The report recommends filling important positions with permanent staff instead of the consultants currently manning them, but what really stands out is when the GAO attempts to quantify the success of the program. The report states that, “isolating and estimating the effect of TARP programs remains a challenging endeavor… and that a number of anticipated effects of TARP have not materialized”. Billions of dollars of taxpayer money and not only can’t we estimate any effects, the GAO flat out says that the positive effects we expected.. never happened.
The report goes on to show that TARP is seemingly operating with little oversight, no transparency, and next-to-zero measurements of it’s success or failures. This sounds eerily like cash-for-clunkers where dealers were unable to get rebate money due to an understaffed and disorganized government program.
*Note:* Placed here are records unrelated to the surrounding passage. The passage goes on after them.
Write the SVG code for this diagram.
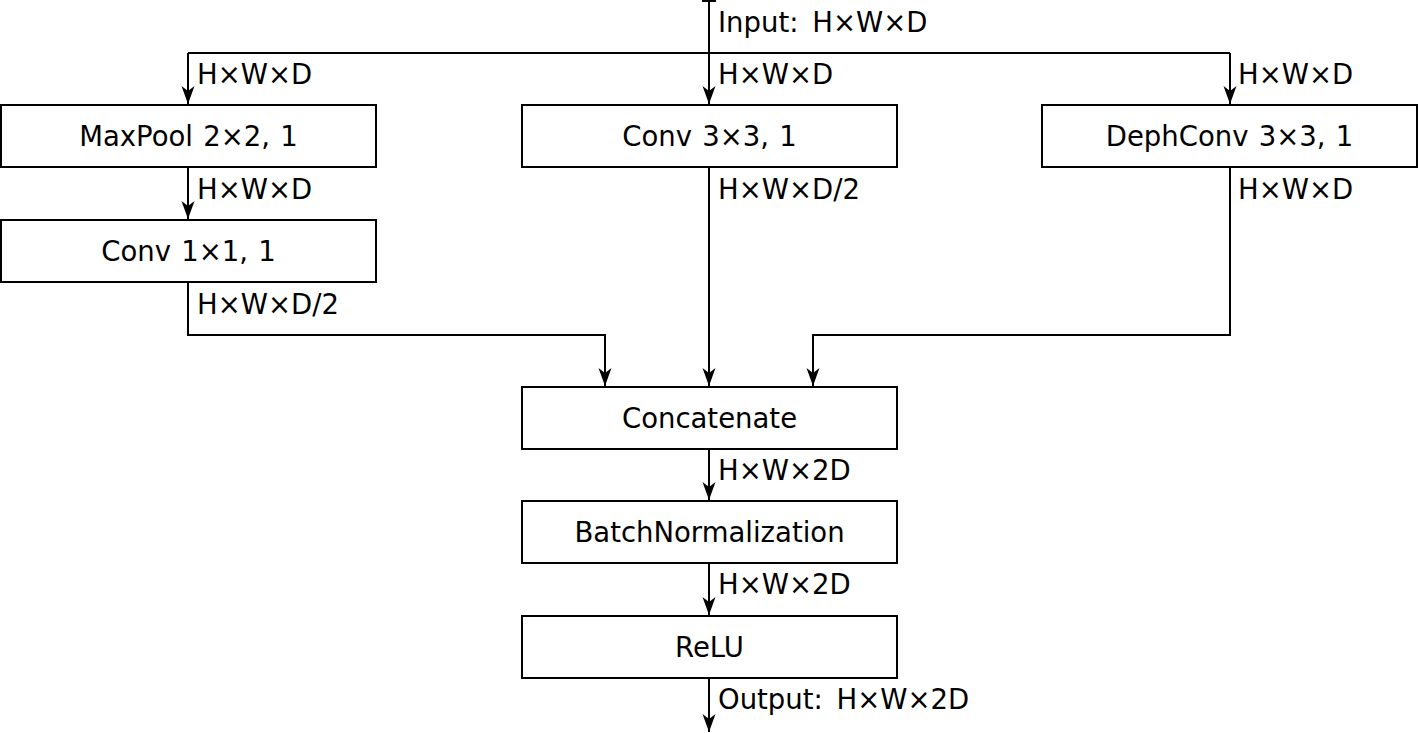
<svg xmlns="http://www.w3.org/2000/svg" width="1419" height="733" viewBox="0 0 1419 733">
<style>
.box{fill:#fff;stroke:#000;stroke-width:2}
.t{font-family:"DejaVu Sans",sans-serif;font-size:27.5px;fill:#000;word-spacing:5px}
.c{text-anchor:middle;word-spacing:1.5px}
.ln{fill:none;stroke:#000;stroke-width:2}
</style>
<defs>
<marker id="ah" markerUnits="userSpaceOnUse" markerWidth="20" markerHeight="16" refX="18" refY="8" orient="auto">
<path d="M0,1.5 L18,8 L0,14.5 L5,8 Z" fill="#000"/>
</marker>
</defs>
<rect width="1419" height="733" fill="#fff"/>
<g id="connectors">
<line class="ln" x1="702" y1="1" x2="716" y2="1"/>
<line class="ln" x1="709" y1="0" x2="709" y2="104" marker-end="url(#ah)"/>
<line class="ln" x1="188" y1="53" x2="1230" y2="53"/>
<polyline class="ln" points="188,53 188,104" marker-end="url(#ah)"/>
<polyline class="ln" points="1230,53 1230,104" marker-end="url(#ah)"/>
<line class="ln" x1="188" y1="167" x2="188" y2="219" marker-end="url(#ah)"/>
<polyline class="ln" points="188,282 188,335 605,335 605,386" marker-end="url(#ah)"/>
<line class="ln" x1="709" y1="167" x2="709" y2="386" marker-end="url(#ah)"/>
<polyline class="ln" points="1230,167 1230,335 813,335 813,386" marker-end="url(#ah)"/>
<line class="ln" x1="709" y1="449" x2="709" y2="500" marker-end="url(#ah)"/>
<line class="ln" x1="709" y1="563" x2="709" y2="615" marker-end="url(#ah)"/>
<line class="ln" x1="709" y1="678" x2="709" y2="732" marker-end="url(#ah)"/>
</g>
<g id="labels">
<text class="t" x="718" y="32">Input: H×W×D</text>
<text class="t" x="197" y="84">H×W×D</text>
<text class="t" x="718" y="84">H×W×D</text>
<text class="t" x="1238" y="84">H×W×D</text>
<text class="t" x="197" y="199">H×W×D</text>
<text class="t" x="718" y="199">H×W×D/2</text>
<text class="t" x="1238" y="199">H×W×D</text>
<text class="t" x="197" y="314">H×W×D/2</text>
<text class="t" x="718" y="480">H×W×2D</text>
<text class="t" x="718" y="594">H×W×2D</text>
<text class="t" x="718" y="709">Output: H×W×2D</text>
</g>
<g id="maxpool"><rect class="box" x="1" y="105" width="375" height="62"/><text class="t c" x="188.5" y="146">MaxPool 2×2, 1</text></g>
<g id="conv3"><rect class="box" x="522" y="105" width="375" height="62"/><text class="t c" x="709.5" y="146">Conv 3×3, 1</text></g>
<g id="dephconv"><rect class="box" x="1042" y="105" width="375" height="62"/><text class="t c" x="1229.5" y="146">DephConv 3×3, 1</text></g>
<g id="conv1"><rect class="box" x="1" y="220" width="375" height="62"/><text class="t c" x="188.5" y="261">Conv 1×1, 1</text></g>
<g id="concat"><rect class="box" x="522" y="387" width="375" height="62"/><text class="t c" x="709.5" y="428">Concatenate</text></g>
<g id="bn"><rect class="box" x="522" y="501" width="375" height="62"/><text class="t c" x="709.5" y="542">BatchNormalization</text></g>
<g id="relu"><rect class="box" x="522" y="616" width="375" height="62"/><text class="t c" x="709.5" y="657">ReLU</text></g>
</svg>
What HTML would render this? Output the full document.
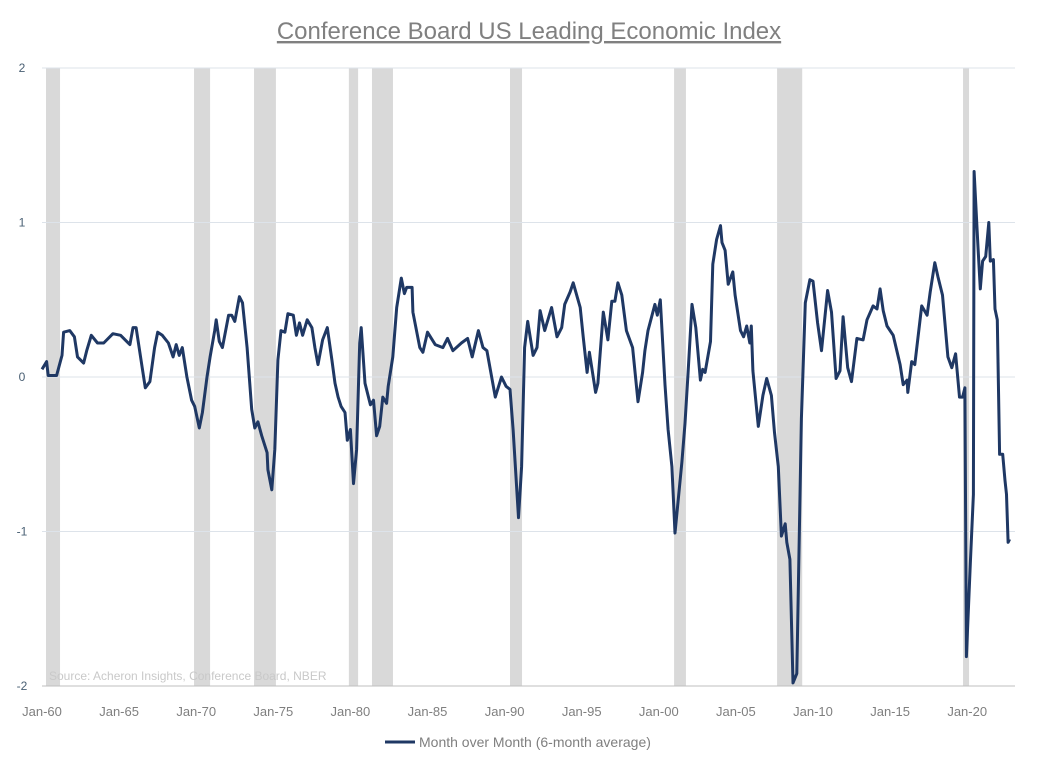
<!DOCTYPE html>
<html><head><meta charset="utf-8">
<style>
body{margin:0;background:#fff;width:1060px;height:771px;overflow:hidden;font-family:"Liberation Sans",sans-serif;}
svg text{font-family:"Liberation Sans",sans-serif;}
</style></head>
<body>
<svg id="chart" width="1060" height="771" viewBox="0 0 1060 771" xmlns="http://www.w3.org/2000/svg">
<text x="529" y="39" text-anchor="middle" font-size="24" fill="#808080" text-decoration="underline">Conference Board US Leading Economic Index</text>
<g id="rec"></g>
<g id="grid"></g>
<g id="yax"></g>
<g id="xax"></g>
<text x="49" y="680" font-size="12" fill="#c9c9c9">Source: Acheron Insights, Conference Board, NBER</text>
<path id="series" fill="none" stroke="#1f3864" stroke-width="3" stroke-linejoin="round"/>
<g>
<line x1="385" y1="742" x2="415" y2="742" stroke="#1f3864" stroke-width="3"/>
<text x="419" y="747" font-size="14" fill="#7f7f7f">Month over Month (6-month average)</text>
</g>
</svg>
<script>
const years=[1960.0,1960.3,1960.4,1960.95,1961.3,1961.4,1961.8,1962.1,1962.3,1962.7,1962.9,1963.2,1963.6,1964.0,1964.6,1965.1,1965.7,1965.9,1966.1,1966.5,1966.7,1967.0,1967.3,1967.5,1967.8,1968.2,1968.5,1968.7,1968.9,1969.1,1969.4,1969.7,1969.9,1970.2,1970.4,1970.7,1970.9,1971.2,1971.3,1971.5,1971.7,1972.1,1972.3,1972.5,1972.8,1973.0,1973.3,1973.6,1973.8,1974.0,1974.25,1974.6,1974.65,1974.9,1975.1,1975.3,1975.5,1975.75,1975.95,1976.3,1976.5,1976.7,1976.9,1977.2,1977.5,1977.7,1977.9,1978.2,1978.5,1978.8,1979.0,1979.2,1979.4,1979.65,1979.8,1980.0,1980.2,1980.4,1980.6,1980.7,1980.95,1981.3,1981.5,1981.7,1981.9,1982.1,1982.35,1982.45,1982.75,1983.0,1983.3,1983.5,1983.65,1984.0,1984.05,1984.5,1984.7,1985.0,1985.5,1986.0,1986.3,1986.65,1987.2,1987.6,1987.9,1988.3,1988.6,1988.85,1989.4,1989.8,1990.1,1990.35,1990.55,1990.9,1991.1,1991.3,1991.5,1991.85,1992.1,1992.3,1992.6,1993.05,1993.4,1993.7,1993.9,1994.25,1994.45,1994.9,1995.1,1995.35,1995.5,1995.9,1996.05,1996.4,1996.7,1996.95,1997.15,1997.35,1997.6,1997.9,1998.3,1998.65,1998.95,1999.1,1999.3,1999.75,1999.9,2000.1,2000.4,2000.6,2000.85,2001.05,2001.5,2001.7,2001.9,2002.15,2002.4,2002.7,2002.85,2003.0,2003.35,2003.5,2003.75,2004.0,2004.1,2004.3,2004.5,2004.8,2004.95,2005.3,2005.5,2005.7,2005.9,2006.0,2006.1,2006.45,2006.75,2007.0,2007.3,2007.5,2007.75,2007.95,2008.2,2008.3,2008.5,2008.7,2008.95,2009.25,2009.5,2009.8,2010.0,2010.3,2010.55,2010.95,2011.2,2011.5,2011.75,2011.95,2012.25,2012.5,2012.85,2013.25,2013.5,2013.9,2014.15,2014.35,2014.55,2014.8,2015.2,2015.65,2015.85,2016.1,2016.15,2016.4,2016.6,2017.05,2017.4,2017.6,2017.9,2018.1,2018.4,2018.75,2019.0,2019.25,2019.5,2019.7,2019.85,2019.95,2020.2,2020.4,2020.45,2020.7,2020.85,2021.0,2021.2,2021.4,2021.5,2021.7,2021.8,2021.95,2022.1,2022.3,2022.45,2022.55,2022.65,2022.75];
const values=[0.05,0.10,0.01,0.01,0.14,0.29,0.30,0.26,0.13,0.09,0.17,0.27,0.22,0.22,0.28,0.27,0.21,0.32,0.32,0.06,-0.07,-0.03,0.19,0.29,0.27,0.22,0.13,0.21,0.14,0.19,0,-0.15,-0.19,-0.33,-0.23,0,0.13,0.30,0.37,0.23,0.19,0.40,0.40,0.36,0.52,0.48,0.19,-0.21,-0.33,-0.29,-0.38,-0.49,-0.60,-0.73,-0.47,0.11,0.30,0.29,0.41,0.40,0.27,0.35,0.27,0.37,0.32,0.19,0.08,0.24,0.32,0.11,-0.04,-0.13,-0.19,-0.23,-0.41,-0.34,-0.69,-0.47,0.22,0.32,-0.04,-0.18,-0.15,-0.38,-0.32,-0.13,-0.17,-0.06,0.13,0.45,0.64,0.54,0.58,0.58,0.42,0.19,0.16,0.29,0.21,0.19,0.25,0.17,0.22,0.25,0.13,0.30,0.19,0.17,-0.13,0,-0.06,-0.08,-0.34,-0.91,-0.58,0.19,0.36,0.14,0.19,0.43,0.30,0.45,0.26,0.32,0.47,0.55,0.61,0.45,0.26,0.03,0.16,-0.10,-0.04,0.42,0.24,0.49,0.49,0.61,0.53,0.30,0.19,-0.16,0.03,0.17,0.30,0.47,0.40,0.50,-0.05,-0.34,-0.58,-1.01,-0.55,-0.30,0.03,0.47,0.32,-0.02,0.05,0.03,0.23,0.73,0.89,0.98,0.87,0.82,0.60,0.68,0.53,0.30,0.26,0.33,0.22,0.33,0.04,-0.32,-0.12,-0.01,-0.12,-0.36,-0.58,-1.03,-0.95,-1.07,-1.18,-1.98,-1.92,-0.27,0.48,0.63,0.62,0.35,0.17,0.56,0.42,-0.01,0.04,0.39,0.06,-0.03,0.25,0.24,0.37,0.46,0.44,0.57,0.43,0.33,0.27,0.08,-0.05,-0.02,-0.10,0.10,0.08,0.46,0.40,0.55,0.74,0.65,0.53,0.13,0.06,0.15,-0.13,-0.13,-0.07,-1.81,-1.21,-0.76,1.33,0.84,0.57,0.75,0.78,1.00,0.75,0.76,0.44,0.37,-0.50,-0.50,-0.67,-0.76,-1.07,-1.05];
const recStarts=[1960.26,1969.86,1973.75,1979.9,1981.4,1990.35,2000.99,2007.67,2019.73];
const recEnds=[1961.17,1970.9,1975.17,1980.5,1982.76,1991.13,2001.76,2009.3,2020.12];
const yTicks=[2,1,0,-1,-2];
const xTickYears=[1960,1965,1970,1975,1980,1985,1990,1995,2000,2005,2010,2015,2020];
const xTickLabels=["Jan-60","Jan-65","Jan-70","Jan-75","Jan-80","Jan-85","Jan-90","Jan-95","Jan-00","Jan-05","Jan-10","Jan-15","Jan-20"];

const NS="http://www.w3.org/2000/svg";
const X0=42,XR=1015,PXY=15.42,Y0=377,PXV=154.5;
function xs(yr){return X0+(yr-1960)*PXY;}
function ys(v){return Y0-v*PXV;}
function mk(tag,attrs,parent){const e=document.createElementNS(NS,tag);for(const k in attrs)e.setAttribute(k,attrs[k]);parent.appendChild(e);return e;}

const rec=document.getElementById('rec');
recStarts.forEach((s,i)=>{
  const r=mk('rect',{x:xs(s),y:ys(2),width:xs(recEnds[i])-xs(s),height:ys(-2)-ys(2),fill:'#d9d9d9'},rec);
  
  
});
const grid=document.getElementById('grid'),yax=document.getElementById('yax');
yTicks.forEach(t=>{
  const l=mk('line',{x1:X0,x2:XR,y1:ys(t),y2:ys(t),stroke:t===-2?'#bfbfbf':'#dde3ea','stroke-width':1},grid);
  
  
  const tx=mk('text',{x:22,y:ys(t)+4,'font-size':12,fill:'#4a6074','text-anchor':'middle'},yax);
  tx.textContent=String(t);
  
  
});
const xax=document.getElementById('xax');
xTickYears.forEach((yr,i)=>{
  const tx=mk('text',{x:xs(yr),y:716,'font-size':13,fill:'#7f7f7f','text-anchor':'middle'},xax);
  tx.textContent=xTickLabels[i];
  
  
});
let d='';
years.forEach((yr,i)=>{d+=(i?'L':'M')+xs(yr).toFixed(1)+' '+ys(values[i]).toFixed(1);});
document.getElementById('series').setAttribute('d',d);
</script>
</body></html>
Almost $364 Billion has been disbursed to financial agencies and those agencies aren’t using the money to make more loans, their shoring up their financials and buy their warrants back from the government. Surprise, I know. From that money, the government has receives a little over $9.2 Billion in dividend and other securities payments. Unfortunately, since the Treasury had to borrow the money (deficit spending) to give it to the financial institutions and that borrowed money is funded by Treasury instruments that the government pays interest on, no one can figure out if any of that $9 Billion was a profit, a loss or a wash.
Just wait until health care is funded, implemented and measured this way. We’ll hate it, not know how much it costs, and have no clue how to fix it.. just like TARP.